**Objective:** Every line of the data that contains the string "chart" must be copied.

++++ Data supplied ++++

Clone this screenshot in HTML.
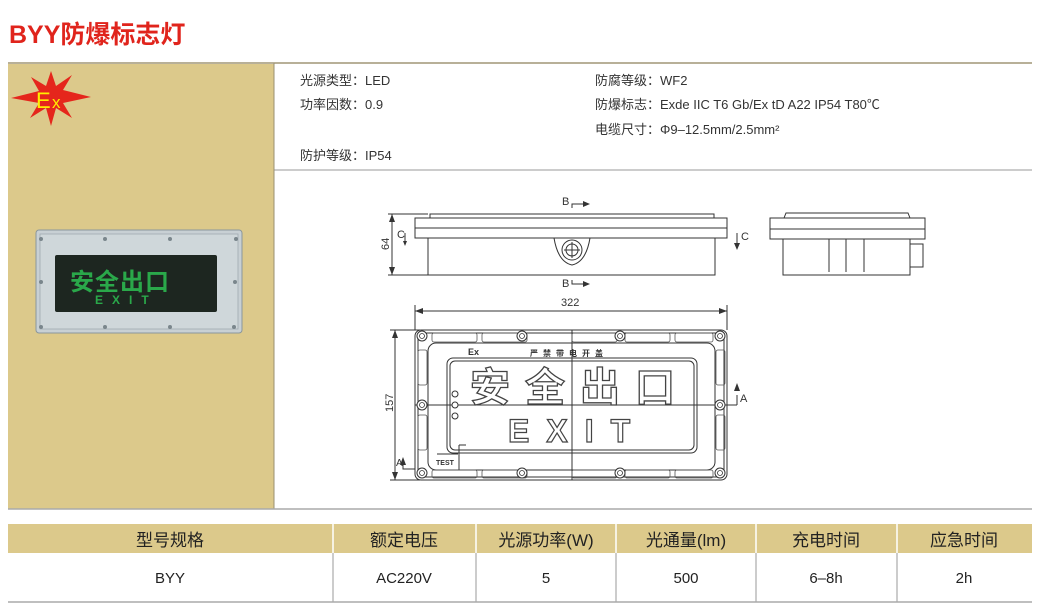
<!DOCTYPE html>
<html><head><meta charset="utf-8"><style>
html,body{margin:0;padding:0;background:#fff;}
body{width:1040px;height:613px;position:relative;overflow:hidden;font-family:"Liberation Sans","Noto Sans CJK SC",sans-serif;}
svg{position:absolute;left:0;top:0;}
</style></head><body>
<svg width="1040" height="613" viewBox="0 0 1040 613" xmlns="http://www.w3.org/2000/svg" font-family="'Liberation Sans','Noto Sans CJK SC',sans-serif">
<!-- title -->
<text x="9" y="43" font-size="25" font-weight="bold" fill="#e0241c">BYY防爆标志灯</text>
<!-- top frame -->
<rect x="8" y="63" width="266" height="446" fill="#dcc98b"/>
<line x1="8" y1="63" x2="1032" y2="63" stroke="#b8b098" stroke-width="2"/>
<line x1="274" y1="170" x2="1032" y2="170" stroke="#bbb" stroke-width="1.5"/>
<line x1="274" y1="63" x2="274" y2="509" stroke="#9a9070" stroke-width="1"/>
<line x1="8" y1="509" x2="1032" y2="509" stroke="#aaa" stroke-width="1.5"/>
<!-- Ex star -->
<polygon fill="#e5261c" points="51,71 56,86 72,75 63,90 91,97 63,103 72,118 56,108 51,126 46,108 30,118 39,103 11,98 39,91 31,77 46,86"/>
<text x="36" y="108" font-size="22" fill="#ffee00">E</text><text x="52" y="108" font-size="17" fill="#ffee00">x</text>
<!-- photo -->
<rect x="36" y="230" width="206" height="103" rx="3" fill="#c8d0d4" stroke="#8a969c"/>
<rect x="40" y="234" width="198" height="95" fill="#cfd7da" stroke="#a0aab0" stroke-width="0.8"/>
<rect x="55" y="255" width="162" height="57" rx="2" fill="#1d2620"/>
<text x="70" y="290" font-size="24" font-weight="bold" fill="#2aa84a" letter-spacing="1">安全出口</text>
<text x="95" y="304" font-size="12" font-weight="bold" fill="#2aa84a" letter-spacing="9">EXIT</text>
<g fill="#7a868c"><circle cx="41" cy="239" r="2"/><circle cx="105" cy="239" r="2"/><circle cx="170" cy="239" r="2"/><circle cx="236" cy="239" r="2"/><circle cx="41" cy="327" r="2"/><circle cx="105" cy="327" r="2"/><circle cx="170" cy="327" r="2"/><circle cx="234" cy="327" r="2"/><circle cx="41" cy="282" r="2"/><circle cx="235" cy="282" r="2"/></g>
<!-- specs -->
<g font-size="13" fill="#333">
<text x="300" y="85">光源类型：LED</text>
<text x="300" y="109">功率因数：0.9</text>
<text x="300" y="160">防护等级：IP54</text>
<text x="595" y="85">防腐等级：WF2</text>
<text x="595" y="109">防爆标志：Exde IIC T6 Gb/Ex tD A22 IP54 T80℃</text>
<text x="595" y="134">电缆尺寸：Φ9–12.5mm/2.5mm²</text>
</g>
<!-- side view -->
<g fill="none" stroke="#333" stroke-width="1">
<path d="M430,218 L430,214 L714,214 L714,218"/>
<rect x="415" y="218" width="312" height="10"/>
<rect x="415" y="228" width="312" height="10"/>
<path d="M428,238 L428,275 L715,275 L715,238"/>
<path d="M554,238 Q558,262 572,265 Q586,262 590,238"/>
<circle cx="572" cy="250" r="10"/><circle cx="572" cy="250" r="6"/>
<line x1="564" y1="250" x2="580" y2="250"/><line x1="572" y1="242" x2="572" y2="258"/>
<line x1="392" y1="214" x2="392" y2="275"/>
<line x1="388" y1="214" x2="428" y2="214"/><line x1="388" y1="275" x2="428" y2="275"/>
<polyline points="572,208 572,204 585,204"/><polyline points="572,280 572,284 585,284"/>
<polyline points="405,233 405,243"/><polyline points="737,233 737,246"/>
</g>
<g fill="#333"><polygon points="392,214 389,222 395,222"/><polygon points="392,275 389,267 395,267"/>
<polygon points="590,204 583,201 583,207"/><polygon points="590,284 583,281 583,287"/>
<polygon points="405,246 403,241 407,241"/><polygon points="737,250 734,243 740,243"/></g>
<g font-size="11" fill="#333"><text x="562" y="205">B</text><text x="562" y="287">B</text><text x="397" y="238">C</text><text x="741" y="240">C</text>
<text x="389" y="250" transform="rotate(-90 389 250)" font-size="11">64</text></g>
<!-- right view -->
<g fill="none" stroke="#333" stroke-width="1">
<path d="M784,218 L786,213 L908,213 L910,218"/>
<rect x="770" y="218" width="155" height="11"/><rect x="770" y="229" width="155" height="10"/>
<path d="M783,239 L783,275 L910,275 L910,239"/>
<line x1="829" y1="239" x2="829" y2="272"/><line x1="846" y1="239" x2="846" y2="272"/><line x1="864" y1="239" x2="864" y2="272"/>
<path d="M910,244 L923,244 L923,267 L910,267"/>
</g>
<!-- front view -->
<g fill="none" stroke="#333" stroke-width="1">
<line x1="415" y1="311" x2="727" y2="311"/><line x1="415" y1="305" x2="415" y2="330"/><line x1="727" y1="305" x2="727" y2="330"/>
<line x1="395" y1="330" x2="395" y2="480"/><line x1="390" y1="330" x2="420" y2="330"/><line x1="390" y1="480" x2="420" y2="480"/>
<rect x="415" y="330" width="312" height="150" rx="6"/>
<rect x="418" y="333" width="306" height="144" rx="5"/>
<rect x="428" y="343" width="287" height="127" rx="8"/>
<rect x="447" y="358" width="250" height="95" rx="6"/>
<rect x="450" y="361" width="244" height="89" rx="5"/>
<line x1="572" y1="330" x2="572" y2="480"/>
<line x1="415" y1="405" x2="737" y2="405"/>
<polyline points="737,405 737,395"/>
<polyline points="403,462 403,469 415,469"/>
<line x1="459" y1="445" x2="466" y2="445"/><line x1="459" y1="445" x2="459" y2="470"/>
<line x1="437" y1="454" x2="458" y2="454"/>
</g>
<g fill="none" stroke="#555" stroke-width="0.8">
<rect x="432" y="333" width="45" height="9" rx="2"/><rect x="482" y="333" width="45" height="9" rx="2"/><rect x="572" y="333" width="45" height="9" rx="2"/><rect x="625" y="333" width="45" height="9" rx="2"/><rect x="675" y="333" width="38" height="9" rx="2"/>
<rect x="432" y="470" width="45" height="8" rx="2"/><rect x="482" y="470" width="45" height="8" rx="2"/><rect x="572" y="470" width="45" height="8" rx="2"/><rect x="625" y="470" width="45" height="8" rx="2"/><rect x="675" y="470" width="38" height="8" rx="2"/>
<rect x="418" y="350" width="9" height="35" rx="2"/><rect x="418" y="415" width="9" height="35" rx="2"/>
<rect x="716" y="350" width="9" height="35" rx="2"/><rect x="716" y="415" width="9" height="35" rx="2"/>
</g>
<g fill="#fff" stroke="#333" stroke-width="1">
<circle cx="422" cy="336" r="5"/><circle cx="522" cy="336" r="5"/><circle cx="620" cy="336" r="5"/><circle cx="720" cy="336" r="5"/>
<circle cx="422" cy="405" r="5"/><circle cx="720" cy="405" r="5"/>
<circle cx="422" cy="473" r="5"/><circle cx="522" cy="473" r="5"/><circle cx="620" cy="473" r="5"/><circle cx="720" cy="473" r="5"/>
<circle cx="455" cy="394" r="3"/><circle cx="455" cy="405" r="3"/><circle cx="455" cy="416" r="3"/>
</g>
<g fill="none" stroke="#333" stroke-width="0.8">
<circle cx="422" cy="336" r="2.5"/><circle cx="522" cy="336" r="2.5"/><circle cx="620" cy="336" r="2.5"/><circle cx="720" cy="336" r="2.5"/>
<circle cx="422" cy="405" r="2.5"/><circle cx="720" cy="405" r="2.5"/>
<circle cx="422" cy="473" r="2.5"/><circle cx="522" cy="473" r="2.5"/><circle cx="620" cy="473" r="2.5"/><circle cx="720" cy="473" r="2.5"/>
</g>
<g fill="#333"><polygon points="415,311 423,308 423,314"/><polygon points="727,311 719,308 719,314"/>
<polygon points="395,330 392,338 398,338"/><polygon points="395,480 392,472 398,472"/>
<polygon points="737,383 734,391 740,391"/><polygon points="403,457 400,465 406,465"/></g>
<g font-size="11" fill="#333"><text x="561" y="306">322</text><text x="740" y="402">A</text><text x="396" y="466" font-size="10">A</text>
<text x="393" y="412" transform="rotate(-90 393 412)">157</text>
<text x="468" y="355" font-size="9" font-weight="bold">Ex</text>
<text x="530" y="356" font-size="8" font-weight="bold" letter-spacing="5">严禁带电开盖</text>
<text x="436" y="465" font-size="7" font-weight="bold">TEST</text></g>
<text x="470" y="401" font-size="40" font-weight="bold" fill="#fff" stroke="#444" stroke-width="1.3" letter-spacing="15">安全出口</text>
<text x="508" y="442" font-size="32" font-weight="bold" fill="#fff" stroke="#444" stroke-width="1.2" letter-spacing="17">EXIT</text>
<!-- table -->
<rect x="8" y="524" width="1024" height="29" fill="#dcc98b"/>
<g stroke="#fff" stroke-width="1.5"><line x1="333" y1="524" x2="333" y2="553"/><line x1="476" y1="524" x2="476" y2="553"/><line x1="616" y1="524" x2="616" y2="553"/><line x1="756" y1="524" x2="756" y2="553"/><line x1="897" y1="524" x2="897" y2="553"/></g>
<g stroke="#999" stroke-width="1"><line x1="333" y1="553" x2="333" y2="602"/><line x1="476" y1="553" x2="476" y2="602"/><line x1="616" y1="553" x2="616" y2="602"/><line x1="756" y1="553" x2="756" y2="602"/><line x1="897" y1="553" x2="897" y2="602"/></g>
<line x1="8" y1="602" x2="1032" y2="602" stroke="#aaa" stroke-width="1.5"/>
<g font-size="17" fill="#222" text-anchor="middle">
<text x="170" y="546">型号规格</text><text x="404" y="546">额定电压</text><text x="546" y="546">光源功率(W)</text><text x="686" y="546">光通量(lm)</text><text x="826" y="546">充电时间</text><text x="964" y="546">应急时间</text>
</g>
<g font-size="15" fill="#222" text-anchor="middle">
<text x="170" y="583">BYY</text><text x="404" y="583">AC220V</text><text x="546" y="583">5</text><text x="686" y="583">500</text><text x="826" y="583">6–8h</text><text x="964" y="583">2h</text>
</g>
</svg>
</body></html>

++++
++++ Data supplied ++++

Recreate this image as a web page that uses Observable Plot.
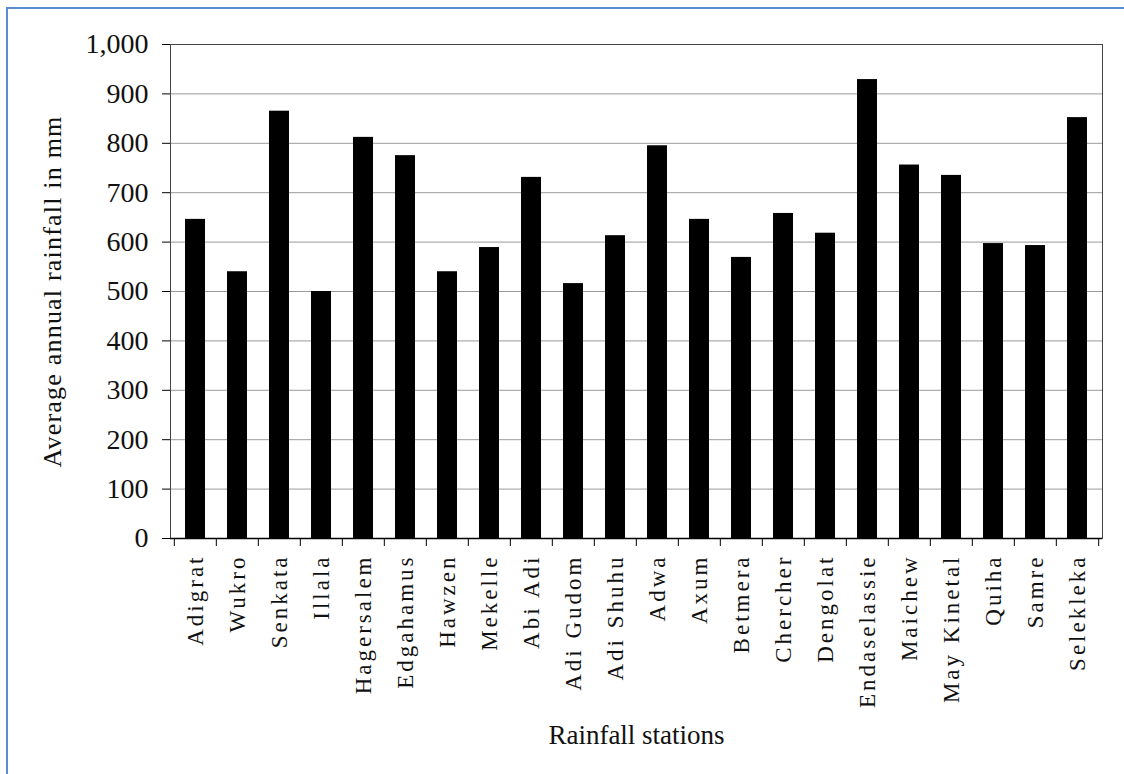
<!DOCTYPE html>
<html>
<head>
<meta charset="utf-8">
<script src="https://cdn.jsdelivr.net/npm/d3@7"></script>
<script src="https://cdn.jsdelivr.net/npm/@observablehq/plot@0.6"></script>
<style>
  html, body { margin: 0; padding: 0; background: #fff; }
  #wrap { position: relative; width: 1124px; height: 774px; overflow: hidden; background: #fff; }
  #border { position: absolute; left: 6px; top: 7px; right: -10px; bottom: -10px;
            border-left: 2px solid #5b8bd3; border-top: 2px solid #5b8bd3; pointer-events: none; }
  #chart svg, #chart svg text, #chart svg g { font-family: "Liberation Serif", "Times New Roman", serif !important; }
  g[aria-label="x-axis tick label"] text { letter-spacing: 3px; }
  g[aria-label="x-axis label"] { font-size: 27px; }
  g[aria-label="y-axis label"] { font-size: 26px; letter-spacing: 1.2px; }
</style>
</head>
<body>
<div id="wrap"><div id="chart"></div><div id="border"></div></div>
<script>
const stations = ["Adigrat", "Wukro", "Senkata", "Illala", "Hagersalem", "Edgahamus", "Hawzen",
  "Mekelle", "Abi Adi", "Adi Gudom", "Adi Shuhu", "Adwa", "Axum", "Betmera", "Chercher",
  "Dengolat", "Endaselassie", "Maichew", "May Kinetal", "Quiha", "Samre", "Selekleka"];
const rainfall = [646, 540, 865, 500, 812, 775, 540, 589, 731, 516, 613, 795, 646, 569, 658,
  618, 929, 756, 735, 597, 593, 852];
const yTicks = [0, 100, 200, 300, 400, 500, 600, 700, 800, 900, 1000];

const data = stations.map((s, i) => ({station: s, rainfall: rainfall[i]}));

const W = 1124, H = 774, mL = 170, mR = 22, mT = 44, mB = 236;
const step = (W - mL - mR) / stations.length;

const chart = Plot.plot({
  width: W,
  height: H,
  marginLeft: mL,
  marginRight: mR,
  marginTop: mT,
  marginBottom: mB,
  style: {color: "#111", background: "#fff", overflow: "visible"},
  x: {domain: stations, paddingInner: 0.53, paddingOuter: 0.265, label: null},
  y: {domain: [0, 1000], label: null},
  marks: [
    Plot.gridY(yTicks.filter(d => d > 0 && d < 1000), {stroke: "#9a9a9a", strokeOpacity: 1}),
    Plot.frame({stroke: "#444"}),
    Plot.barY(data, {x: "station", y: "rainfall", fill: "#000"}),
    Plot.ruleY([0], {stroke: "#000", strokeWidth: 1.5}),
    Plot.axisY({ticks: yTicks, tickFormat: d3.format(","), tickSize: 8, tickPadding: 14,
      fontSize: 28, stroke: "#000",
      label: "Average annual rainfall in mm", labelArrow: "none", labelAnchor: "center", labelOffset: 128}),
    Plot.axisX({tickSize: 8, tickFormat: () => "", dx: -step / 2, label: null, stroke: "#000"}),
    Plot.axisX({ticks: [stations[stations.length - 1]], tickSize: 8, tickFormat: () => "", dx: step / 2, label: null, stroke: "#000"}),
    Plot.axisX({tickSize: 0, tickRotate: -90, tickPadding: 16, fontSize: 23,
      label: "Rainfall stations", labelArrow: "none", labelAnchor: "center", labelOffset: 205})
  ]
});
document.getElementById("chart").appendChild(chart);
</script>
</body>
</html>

++++
++++ Data supplied ++++

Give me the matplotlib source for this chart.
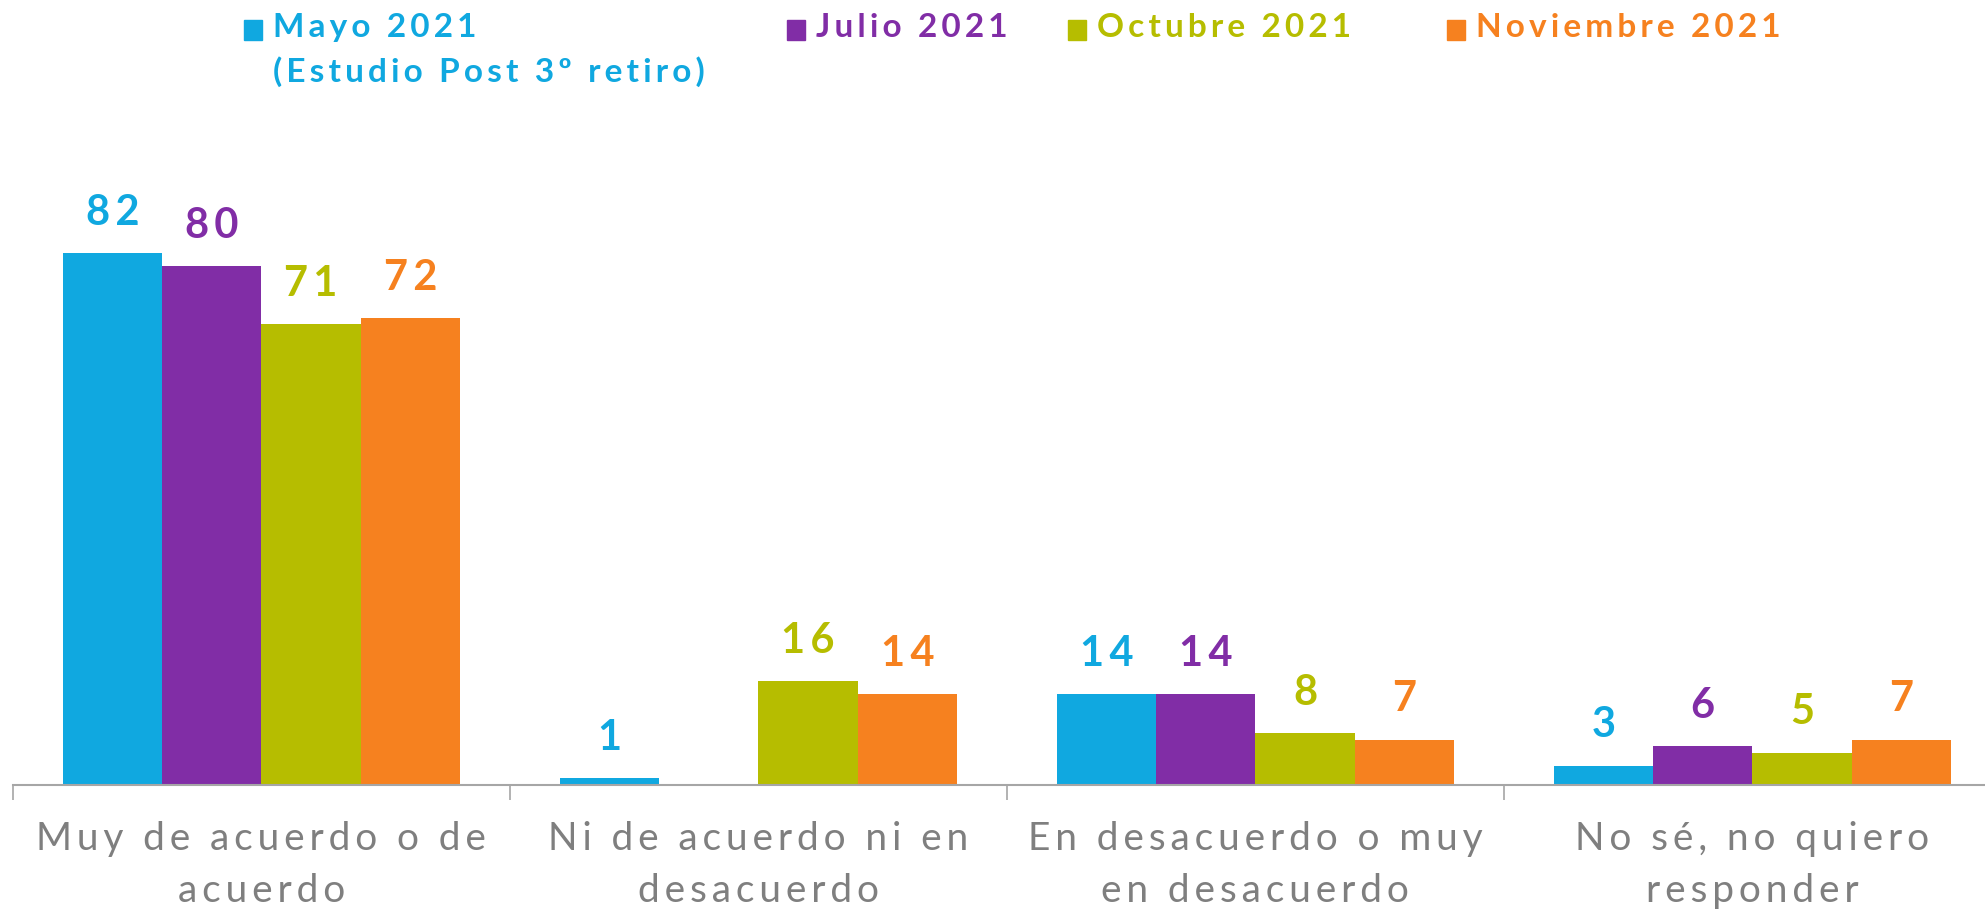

++++

**Task response:**
  #chart svg, #chart svg text, #chart svg g { font-family: "Liberation Serif", "Times New Roman", serif !important; }
<div id="wrap"><div id="chart"></div><div id="border"></div></div>
const chart = Plot.plot({
document.getElementById("chart").appendChild(chart);
Give me the matplotlib source for this chart.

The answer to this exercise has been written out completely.